### WHAT YOU NEED TO DO
Transcribe every line exactly and omit anything that is a picture.

### MATERIAL PROVIDED
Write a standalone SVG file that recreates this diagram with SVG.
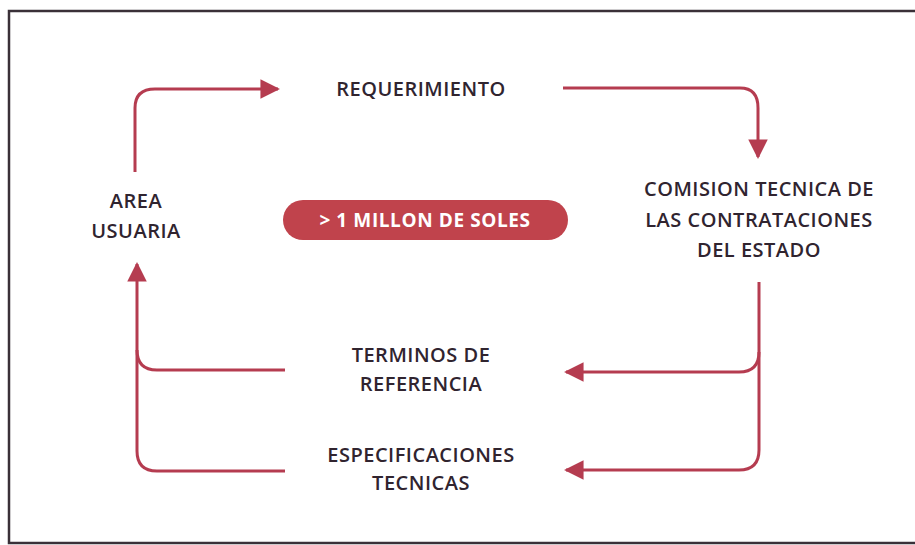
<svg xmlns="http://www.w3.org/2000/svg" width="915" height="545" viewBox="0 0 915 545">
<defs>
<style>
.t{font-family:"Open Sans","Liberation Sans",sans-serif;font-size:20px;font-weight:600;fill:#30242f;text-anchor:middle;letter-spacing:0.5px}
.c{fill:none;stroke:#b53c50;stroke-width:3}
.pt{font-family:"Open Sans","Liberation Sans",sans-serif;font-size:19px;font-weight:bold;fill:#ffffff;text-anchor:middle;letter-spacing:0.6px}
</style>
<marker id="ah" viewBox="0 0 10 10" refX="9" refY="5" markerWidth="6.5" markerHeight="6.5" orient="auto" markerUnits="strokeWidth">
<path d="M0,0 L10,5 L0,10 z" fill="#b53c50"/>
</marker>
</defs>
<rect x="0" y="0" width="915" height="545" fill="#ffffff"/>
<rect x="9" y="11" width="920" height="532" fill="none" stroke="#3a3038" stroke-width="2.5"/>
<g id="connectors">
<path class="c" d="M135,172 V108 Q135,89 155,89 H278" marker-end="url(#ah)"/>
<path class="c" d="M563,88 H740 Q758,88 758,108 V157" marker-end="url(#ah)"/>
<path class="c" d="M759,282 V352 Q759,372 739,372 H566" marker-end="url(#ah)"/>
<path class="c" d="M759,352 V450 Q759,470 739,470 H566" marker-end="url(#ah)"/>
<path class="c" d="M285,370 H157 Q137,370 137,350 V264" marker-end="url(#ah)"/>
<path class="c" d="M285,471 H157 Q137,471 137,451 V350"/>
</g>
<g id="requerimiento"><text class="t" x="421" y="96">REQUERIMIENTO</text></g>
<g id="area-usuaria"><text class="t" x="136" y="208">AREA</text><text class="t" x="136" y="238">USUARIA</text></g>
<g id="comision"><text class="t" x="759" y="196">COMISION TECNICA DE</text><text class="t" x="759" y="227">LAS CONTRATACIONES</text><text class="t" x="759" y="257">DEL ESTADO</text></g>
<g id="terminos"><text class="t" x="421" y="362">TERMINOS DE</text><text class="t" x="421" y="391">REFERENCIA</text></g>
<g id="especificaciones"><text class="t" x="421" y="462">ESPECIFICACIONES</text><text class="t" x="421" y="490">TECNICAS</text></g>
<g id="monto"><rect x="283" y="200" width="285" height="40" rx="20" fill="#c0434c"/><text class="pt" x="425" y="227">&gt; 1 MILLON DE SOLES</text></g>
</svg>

### FINAL RESULT
Write a standalone SVG file that recreates this diagram with SVG.
<svg xmlns="http://www.w3.org/2000/svg" width="915" height="545" viewBox="0 0 915 545">
<defs>
<style>
.t{font-family:"Open Sans","Liberation Sans",sans-serif;font-size:20px;font-weight:600;fill:#30242f;text-anchor:middle;letter-spacing:0.5px}
.c{fill:none;stroke:#b53c50;stroke-width:3}
.pt{font-family:"Open Sans","Liberation Sans",sans-serif;font-size:19px;font-weight:bold;fill:#ffffff;text-anchor:middle;letter-spacing:0.6px}
</style>
<marker id="ah" viewBox="0 0 10 10" refX="9" refY="5" markerWidth="6.5" markerHeight="6.5" orient="auto" markerUnits="strokeWidth">
<path d="M0,0 L10,5 L0,10 z" fill="#b53c50"/>
</marker>
</defs>
<rect x="0" y="0" width="915" height="545" fill="#ffffff"/>
<rect x="9" y="11" width="920" height="532" fill="none" stroke="#3a3038" stroke-width="2.5"/>
<g id="connectors">
<path class="c" d="M135,172 V108 Q135,89 155,89 H278" marker-end="url(#ah)"/>
<path class="c" d="M563,88 H740 Q758,88 758,108 V157" marker-end="url(#ah)"/>
<path class="c" d="M759,282 V352 Q759,372 739,372 H566" marker-end="url(#ah)"/>
<path class="c" d="M759,352 V450 Q759,470 739,470 H566" marker-end="url(#ah)"/>
<path class="c" d="M285,370 H157 Q137,370 137,350 V264" marker-end="url(#ah)"/>
<path class="c" d="M285,471 H157 Q137,471 137,451 V350"/>
</g>
<g id="requerimiento"><text class="t" x="421" y="96">REQUERIMIENTO</text></g>
<g id="area-usuaria"><text class="t" x="136" y="208">AREA</text><text class="t" x="136" y="238">USUARIA</text></g>
<g id="comision"><text class="t" x="759" y="196">COMISION TECNICA DE</text><text class="t" x="759" y="227">LAS CONTRATACIONES</text><text class="t" x="759" y="257">DEL ESTADO</text></g>
<g id="terminos"><text class="t" x="421" y="362">TERMINOS DE</text><text class="t" x="421" y="391">REFERENCIA</text></g>
<g id="especificaciones"><text class="t" x="421" y="462">ESPECIFICACIONES</text><text class="t" x="421" y="490">TECNICAS</text></g>
<g id="monto"><rect x="283" y="200" width="285" height="40" rx="20" fill="#c0434c"/><text class="pt" x="425" y="227">&gt; 1 MILLON DE SOLES</text></g>
</svg>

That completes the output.